## Supplied material

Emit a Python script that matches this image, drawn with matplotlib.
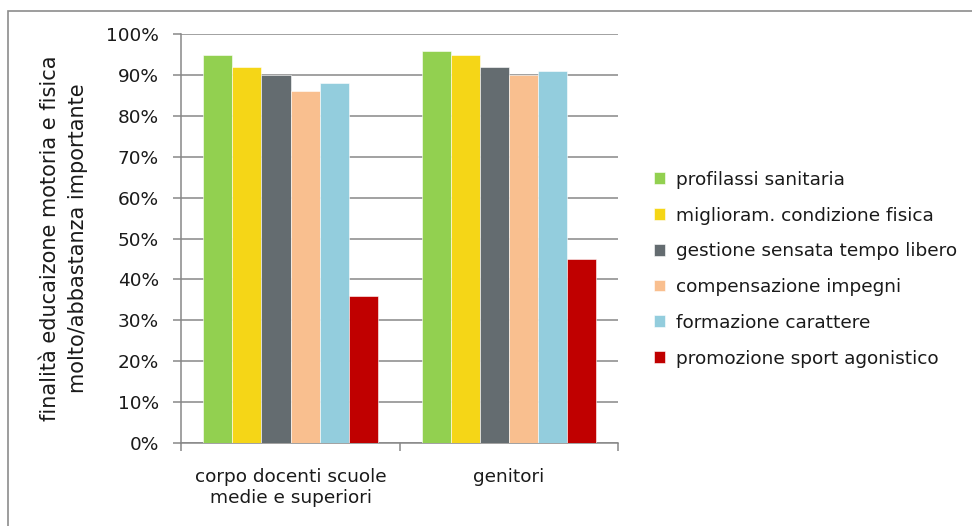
import matplotlib
matplotlib.use("Agg")
import matplotlib.pyplot as plt
import numpy as np
from matplotlib.patches import Rectangle
from matplotlib.ticker import FuncFormatter, MultipleLocator

plt.rcParams['font.family'] = ['DejaVu Sans']

categories = ["corpo docenti scuole\nmedie e superiori", "genitori"]
series_names = [
    "profilassi sanitaria",
    "miglioram. condizione fisica",
    "gestione sensata tempo libero",
    "compensazione impegni",
    "formazione carattere",
    "promozione sport agonistico",
]
series_values = [
    [95, 96],
    [92, 95],
    [90, 92],
    [86, 90],
    [88, 91],
    [36, 45],
]
colors = ["#92D050", "#F5D617", "#646C70", "#F9BF8F", "#93CDDD", "#C00000"]
ylabel = "finalità educaizone motoria e fisica\nmolto/abbastanza importante"

FS = 13.3
TXT = "#1a1a1a"

fig = plt.figure(figsize=(9.72, 5.26), dpi=100)
ax = fig.add_axes([0.1865, 0.158, 0.4495, 0.777])

n = len(series_names)
group_width = 0.797
bw = group_width / n
x = np.arange(len(categories))
for i, (name, vals, c) in enumerate(zip(series_names, series_values, colors)):
    offs = -group_width / 2 + bw * (i + 0.5)
    ax.bar(x + offs, vals, width=bw, color=c, label=name, zorder=3,
           edgecolor="white", linewidth=0.4)

ax.set_xlim(-0.5, len(categories) - 0.5)
ax.set_ylim(0, 100)
ax.yaxis.set_major_locator(MultipleLocator(10))
ax.yaxis.set_major_formatter(FuncFormatter(lambda v, p: f"{v:.0f}%"))
ax.grid(axis="y", color="#878787", linewidth=1.1, zorder=0)
ax.set_axisbelow(True)

for s in ["top", "right"]:
    ax.spines[s].set_visible(False)
for s in ["left", "bottom"]:
    ax.spines[s].set_color("#878787")
    ax.spines[s].set_linewidth(1.1)

ax.set_xticks(x)
ax.set_xticklabels(categories, fontsize=FS, color=TXT, linespacing=1.2)
ax.set_xticks([-0.5, 0.5, 1.5], minor=True)
ax.tick_params(axis="x", which="major", length=0, pad=18)
ax.tick_params(axis="x", which="minor", length=6, color="#878787", width=1.1)
ax.tick_params(axis="y", length=6, color="#878787", width=1.1,
               labelsize=FS, labelcolor=TXT, pad=10)

ax.set_ylabel(ylabel, fontsize=15, color=TXT, labelpad=13,
              linespacing=1.5)

leg = ax.legend(loc="center left", bbox_to_anchor=(1.065, 0.425), frameon=False,
                fontsize=FS, handlelength=0.6, handleheight=0.6,
                handletextpad=0.6, labelspacing=0.96, borderaxespad=0)
for t in leg.get_texts():
    t.set_color(TXT)

# chart area border
fig.patches.append(Rectangle((8 / 972, -0.05), 1.1, 1 - 11 / 526 + 0.05,
                             transform=fig.transFigure, fill=False,
                             edgecolor="#8c8c8c", linewidth=1.2))

fig.savefig("out.png", dpi=100)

## What you will do
From the first line of the listing above, repeat every line through the one holding "plt.rcParams['font.family'] = ['DejaVu Sans']". Both ends count, and pictures stay out.

## Answer for the task
Emit a Python script that matches this image, drawn with matplotlib.
import matplotlib
matplotlib.use("Agg")
import matplotlib.pyplot as plt
import numpy as np
from matplotlib.patches import Rectangle
from matplotlib.ticker import FuncFormatter, MultipleLocator

plt.rcParams['font.family'] = ['DejaVu Sans']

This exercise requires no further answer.